Gina McLellan is managing director for recruitment and contracting in Asia at Talent2, where her responsibilities include people management, operations, sales, financial management, commercial strategy and business plan accountability.
But it was not always thus – McLellan began her professional life as an architect, and holds a bachelor of design studies and a bachelor of architecture from Australia’s University of Queensland.
For McClellan, however, the two professions are highly complementary, and being trained to think creatively has helped her become a non-traditional recruitment consultant.
“To tell the truth, I actually think that is one of the things that has allowed me to become successful,” she says. “In architecture, you spend a lot of time finding solutions. You can pretty much employ that anywhere. I’m not a standard recruiter, I didn’t come to the industry with a preconceived notion of what that meant.
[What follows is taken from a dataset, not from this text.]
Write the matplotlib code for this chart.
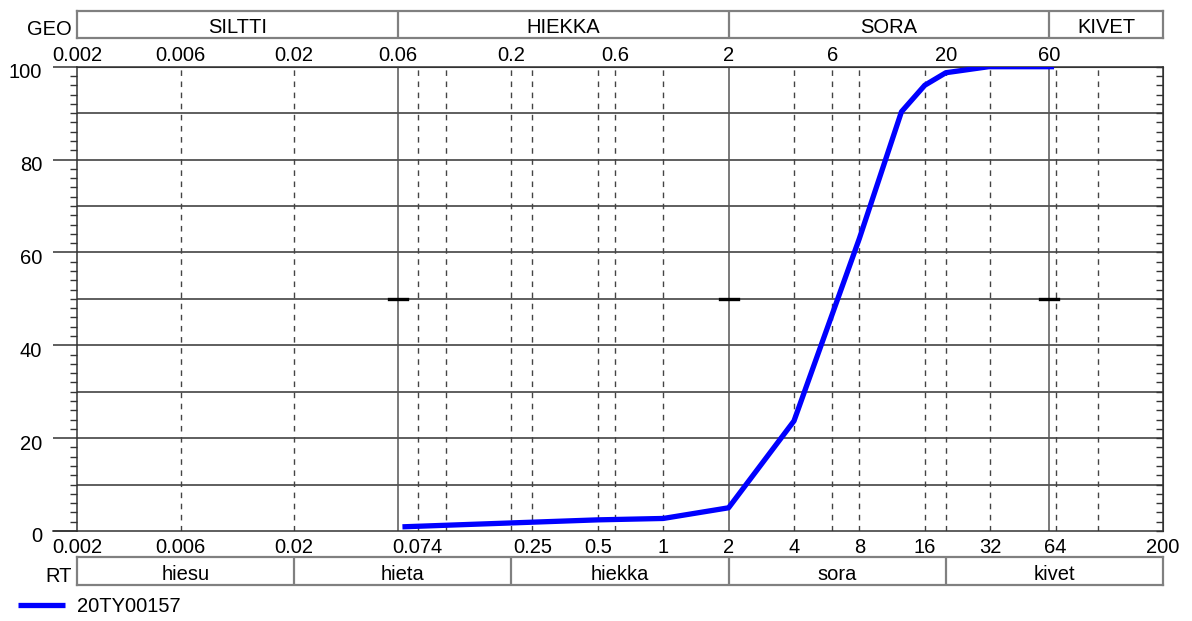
import matplotlib
matplotlib.use("Agg")
import matplotlib.pyplot as plt
from matplotlib.ticker import NullLocator, FixedLocator
from matplotlib.transforms import ScaledTranslation

plt.rcParams['font.family'] = ['Liberation Sans', 'DejaVu Sans']
plt.rcParams['font.size'] = 14.5

# sieve data (mm, % passing)
sizes = [0.063, 0.125, 0.25, 0.5, 1, 2, 4, 8, 12.5, 16, 20, 31.5, 63]
passing = [0.9, 1.4, 1.9, 2.4, 2.7, 5.0, 23.7, 63.0, 90.3, 96.0, 98.7, 100, 100]
sample = '20TY00157'

top_ticks = [0.002, 0.006, 0.02, 0.06, 0.2, 0.6, 2, 6, 20, 60]
top_labels = ['0.002', '0.006', '0.02', '0.06', '0.2', '0.6', '2', '6', '20', '60']
bottom_ticks = [0.002, 0.006, 0.02, 0.074, 0.25, 0.5, 1, 2, 4, 8, 16, 32, 64, 200]
bottom_labels = ['0.002', '0.006', '0.02', '0.074', '0.25', '0.5', '1', '2', '4',
                 '8', '16', '32', '64', '200']
dashed_x = [0.006, 0.02, 0.074, 0.1, 0.2, 0.25, 0.5, 0.6, 1, 4, 6, 8, 16, 20, 32, 64, 100]
solid_x = [0.06, 2, 60]

geo_edges = [0.002, 0.06, 2, 60, 200]
geo_names = ['SILTTI', 'HIEKKA', 'SORA', 'KIVET']
rt_edges = [0.002, 0.02, 0.2, 2, 20, 200]
rt_names = ['hiesu', 'hieta', 'hiekka', 'sora', 'kivet']

W, H = 1192, 621
fig = plt.figure(figsize=(W / 100, H / 100), dpi=100)


def rect(x0, x1, ytop, ybot):
    return [x0 / W, 1 - ybot / H, (x1 - x0) / W, (ybot - ytop) / H]


ax = fig.add_axes(rect(77, 1163, 66.7, 531))
ax.set_xscale('log')
ax.set_xlim(0.002, 200)
ax.set_ylim(0, 100)

for y in range(10, 100, 10):
    ax.axhline(y, color='#333333', lw=1.1, zorder=1)
for x in dashed_x:
    ax.axvline(x, color='#444444', lw=1.0, ls=(0, (4, 4)), zorder=1)
for x in solid_x:
    ax.axvline(x, color='#555555', lw=1.1, zorder=1)
    ax.plot([x / 1.1, x * 1.1], [50, 50], color='black', lw=2.4, zorder=2)

ax.plot(sizes, passing, color='#0000ff', lw=3.8, solid_capstyle='butt', zorder=3)

for s in ax.spines.values():
    s.set_color('#333333')
    s.set_linewidth(1.1)

# y axis: long outward major ticks, short minor ticks
ax.set_yticks([0, 20, 40, 60, 80, 100])
ax.yaxis.set_minor_locator(FixedLocator(range(0, 101, 2)))
ax.tick_params(axis='y', which='major', direction='out', length=17, width=1.1,
               color='#333333', pad=8)
ax.tick_params(axis='y', which='minor', direction='out', length=5, width=1.0,
               color='#333333')
for lab in ax.get_yticklabels():
    lab.set_transform(lab.get_transform() + ScaledTranslation(0, -4 / 100, fig.dpi_scale_trans))

right = ax.secondary_yaxis('right')
right.set_yticks([])
right.yaxis.set_minor_locator(FixedLocator(range(0, 101, 2)))
right.tick_params(which='minor', direction='in', length=5, width=1.0, color='#333333')
right.spines['right'].set_color('#333333')

# x labels on bottom and top
ax.xaxis.set_major_locator(FixedLocator(bottom_ticks))
ax.xaxis.set_minor_locator(NullLocator())
ax.set_xticklabels(bottom_labels)
ax.tick_params(axis='x', length=0, pad=5)

top = ax.secondary_xaxis('top')
top.xaxis.set_major_locator(FixedLocator(top_ticks))
top.xaxis.set_minor_locator(NullLocator())
top.set_xticklabels(top_labels)
top.tick_params(length=0, pad=1)
top.spines['top'].set_color('#333333')

# extend the 0 and 100 lines to the left
ax.plot([-0.022, 0], [100, 100], transform=ax.transAxes, color='#333333', lw=1.1,
        clip_on=False)
ax.plot([-0.022, 0], [0, 0], transform=ax.transAxes, color='#333333', lw=1.1,
        clip_on=False)


def band(r, edges, names, title, ty):
    b = fig.add_axes(r)
    b.set_xscale('log')
    b.set_xlim(edges[0], edges[-1])
    b.set_ylim(0, 1)
    b.set_xticks([])
    b.set_yticks([])
    b.xaxis.set_minor_locator(NullLocator())
    for s in b.spines.values():
        s.set_color('#808080')
        s.set_linewidth(1.6)
    for e in edges[1:-1]:
        b.axvline(e, color='#808080', lw=1.6)
    for lo, hi, n in zip(edges[:-1], edges[1:], names):
        b.text((lo * hi) ** 0.5, 0.04, n, ha='center', va='bottom')
    fig.text(72 / W, 1 - ty / H, title, ha='right', va='center')


band(rect(77, 1163, 11, 38.3), geo_edges, geo_names, 'GEO', 29.5)
band(rect(77, 1163, 557, 585), rt_edges, rt_names, 'RT', 576)

handle, = ax.plot([], [], color='#0000ff', lw=3.8, solid_capstyle='butt')
fig.legend([handle], [sample], loc='center left', bbox_to_anchor=(18 / W, 1 - 607 / H),
           frameon=False, borderpad=0, borderaxespad=0, handlelength=2.35,
           handletextpad=0.6)

fig.savefig('out.png', dpi=100)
I came with a very open mind.”
McLellan graduated in 1992, and had her own design studio by the age of 26. But feeling the need to do something different, she took a job in pharmaceutical sales and marketing – which taught her a lot about business management and sales strategy.
From there, she was offered a job in Melbourne with recruitment consultants Morgan & Banks, becoming their general manager in Queensland at the age of 33. McLellan moved to Hong Kong in 2006 with a job at the firm that later became Hudson, with her one-year-old daughter in tow. “I didn’t know anybody, but it just seemed like a fantastic opportunity, not just for myself but for her. I was a single mum. It’s just been the best thing I ever did,” she says.
Finding that the Hong Kong recruitment market was so closely tied to the ups and downs of the financial markets was something of a surprise, McLellan says. “If it’s a boom, we’re booming. If it’s a downturn, we’re having challenges. So probably the most difficult thing is the external market,” she says.
McLellan has a particular interest in work-life integration and women in leadership, and just as she enjoyed watching architectural projects unfold, so does she derive similar satisfaction from seeing careers take flight.